BULGARIA: Bulgaria's left-wing president Georgi Parvanov has won a second five-year term with a landslide victory over a nationalist who opposed EU entry next year, an exit poll has shown.
Mr Parvanov won 78-80 per cent of the votes in a second-round ballot, national radio reported, citing an exit survey from state polling agency NPOC.
Far behind, with 20-22 per cent, was Volen Siderov, leader of the nationalist Ataka party, who diplomats and analysts said campaigned on an anti-minority platform not compatible with the EU.
"We won because we were better, the result was expected," Mr Parvanov told journalists after the exit poll. "It is what we had forecast based on our campaign and that people would appreciate what we have done so far."
Despite the clear outcome, the election has exposed a patchy reform record under Mr Parvanov and it forced him to fend off criticism that he has failed to push governments to tackle high-level graft and organised crime.
The president won the first round with 64 per cent, but turnout was below the 50 per cent needed for him to avoid a run-off for the mostly ceremonial post.
With limited powers such as vetoing laws and appointing cabinets, he casts himself as "president of all Bulgarians".
However, political analysts say his victory will help consolidate power for the Socialist-led coalition he helped create after a divisive 2005 general election.
Mr Parvanov (49) led the Socialists' conversion from an old-school communist party to a more European model and has won wide approval for improving Bulgaria's image on its path to Nato membership and its invitation to join the EU on January 1st, 2007.
However, voter frustration was high.
The survey, taken an hour before polls closed at 7pm, said turnout was about 35 per cent, below the 42.5 per cent in the first round on October 22nd. Although economic growth is expected to reach 6 per cent this year, nominal average wages of €160 a month will be the EU's lowest, and the country has made little progress tackling corruption and gangland crime.

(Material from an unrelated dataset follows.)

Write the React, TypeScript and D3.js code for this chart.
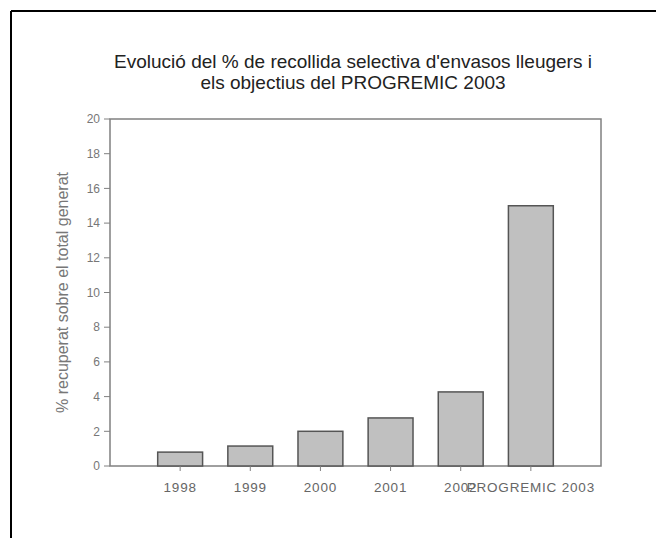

The challenger, Mr Siderov, has rejected charges of xenophobia, but has railed against Bulgaria's large Roma and ethnic Turkish minorities.
He toned down his anti-EU stance ahead of the vote but his party accused Mr Parvanov, the Socialists and their ethnic Turkish allies of corruption and said its result was a strong signal to Bulgaria's political elite.
"We are the winners. "The attack continues. We have struck an irreversible blow to the political mafia," said Mr Siderov's deputy leader and vice-presidential candidate Pavel Shopov.